* Short exercise: Pictures are not part of the copy. Retype the lines from the first one through the line that contains "ax.axhline(y, color='#808080', lw=1, zorder=1)".

* Data:
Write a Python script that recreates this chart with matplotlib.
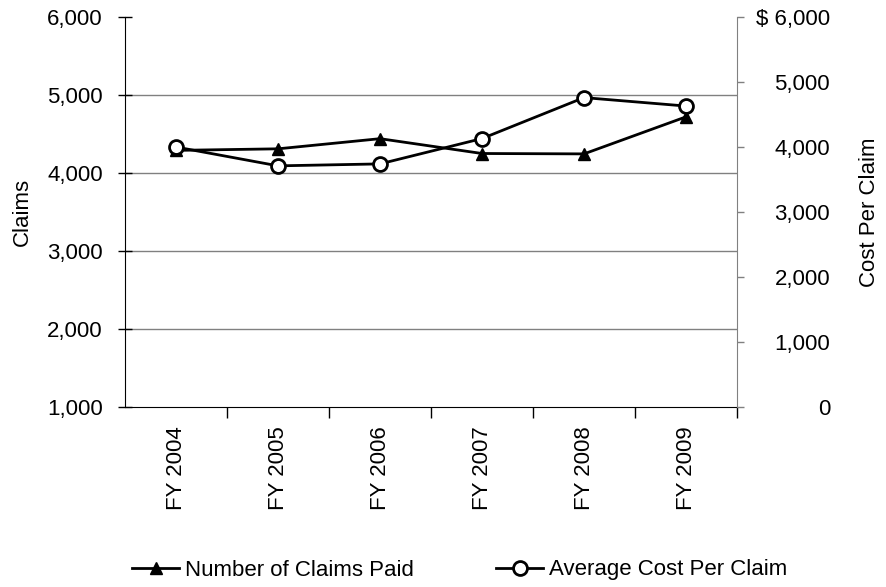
import numpy as np
import matplotlib.pyplot as plt
from matplotlib.ticker import FuncFormatter, FixedLocator

plt.rcParams['font.family'] = ['Liberation Sans', 'DejaVu Sans']

# Dane
lata = ['FY 2004', 'FY 2005', 'FY 2006', 'FY 2007', 'FY 2008', 'FY 2009']
liczba_roszczen = [4290, 4310, 4440, 4250, 4245, 4720]
sredni_koszt = [4000, 3710, 3740, 4130, 4760, 4630]

fs = 16

fig = plt.figure(figsize=(8.86, 5.87), dpi=100)
ax = fig.add_axes([125/886, 1 - 407/587, (737-125)/886, (407-17)/587])
ax2 = ax.twinx()

x = np.arange(len(lata))

# Lewa oś - liczba roszczeń
l1, = ax.plot(x, liczba_roszczen, color='black', lw=2, marker='^', ms=9,
              markerfacecolor='black', markeredgecolor='black', zorder=3,
              label='Number of Claims Paid')
ax.set_ylim(1000, 6000)
ax.set_xlim(-0.5, len(lata) - 0.5)
ax.set_yticks(np.arange(1000, 6001, 1000))
ax.yaxis.set_major_formatter(FuncFormatter(lambda v, p: f'{int(v):,}'))
ax.tick_params(axis='y', direction='inout', length=10, width=1, labelsize=fs, pad=11)
ax.set_ylabel('Claims', fontsize=fs, labelpad=10)
for y in range(2000, 6000, 1000):
    ax.axhline(y, color='#808080', lw=1, zorder=1)

ax.set_xticks(x)
ax.set_xticklabels(lata, rotation=90, fontsize=fs)
ax.tick_params(axis='x', which='major', length=0, pad=14)
ax.xaxis.set_minor_locator(FixedLocator(np.arange(0.5, len(lata), 1.0)))
ax.tick_params(axis='x', which='minor', length=8, width=1, direction='out')

# Prawa oś - średni koszt
l2, = ax2.plot(x, sredni_koszt, color='black', lw=2, marker='o', ms=10,
               markerfacecolor='white', markeredgecolor='black', markeredgewidth=2,
               zorder=4, label='Average Cost Per Claim')
ax2.set_ylim(0, 6000)
ax2.set_yticks(np.arange(0, 6001, 1000))
ax2.yaxis.set_major_formatter(
    FuncFormatter(lambda v, p: f'$ {int(v):,}' if v == 6000 else f'{int(v):,}'))
ax2.tick_params(axis='y', direction='out', length=5, width=1, labelsize=fs, pad=62,
                color='#808080')
for lab in ax2.get_yticklabels():
    lab.set_horizontalalignment('right')
ax2.set_ylabel('Cost Per Claim', fontsize=fs, labelpad=21)

for a in (ax, ax2):
    a.spines['top'].set_visible(False)
ax2.spines['left'].set_visible(False)
ax2.spines['bottom'].set_visible(False)
ax2.spines['right'].set_color('#808080')
ax.spines['right'].set_visible(False)

fig.legend([l1, l2], ['Number of Claims Paid', 'Average Cost Per Claim'],
           loc='center', bbox_to_anchor=(0.519, 1 - 570/587), ncol=2, frameon=False,
           fontsize=fs, handlelength=2.1, handletextpad=0.27, columnspacing=3.7)

fig.savefig('out.png', dpi=100)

* Answer to the problem:
Write a Python script that recreates this chart with matplotlib.
import numpy as np
import matplotlib.pyplot as plt
from matplotlib.ticker import FuncFormatter, FixedLocator

plt.rcParams['font.family'] = ['Liberation Sans', 'DejaVu Sans']

# Dane
lata = ['FY 2004', 'FY 2005', 'FY 2006', 'FY 2007', 'FY 2008', 'FY 2009']
liczba_roszczen = [4290, 4310, 4440, 4250, 4245, 4720]
sredni_koszt = [4000, 3710, 3740, 4130, 4760, 4630]

fs = 16

fig = plt.figure(figsize=(8.86, 5.87), dpi=100)
ax = fig.add_axes([125/886, 1 - 407/587, (737-125)/886, (407-17)/587])
ax2 = ax.twinx()

x = np.arange(len(lata))

# Lewa oś - liczba roszczeń
l1, = ax.plot(x, liczba_roszczen, color='black', lw=2, marker='^', ms=9,
              markerfacecolor='black', markeredgecolor='black', zorder=3,
              label='Number of Claims Paid')
ax.set_ylim(1000, 6000)
ax.set_xlim(-0.5, len(lata) - 0.5)
ax.set_yticks(np.arange(1000, 6001, 1000))
ax.yaxis.set_major_formatter(FuncFormatter(lambda v, p: f'{int(v):,}'))
ax.tick_params(axis='y', direction='inout', length=10, width=1, labelsize=fs, pad=11)
ax.set_ylabel('Claims', fontsize=fs, labelpad=10)
for y in range(2000, 6000, 1000):
    ax.axhline(y, color='#808080', lw=1, zorder=1)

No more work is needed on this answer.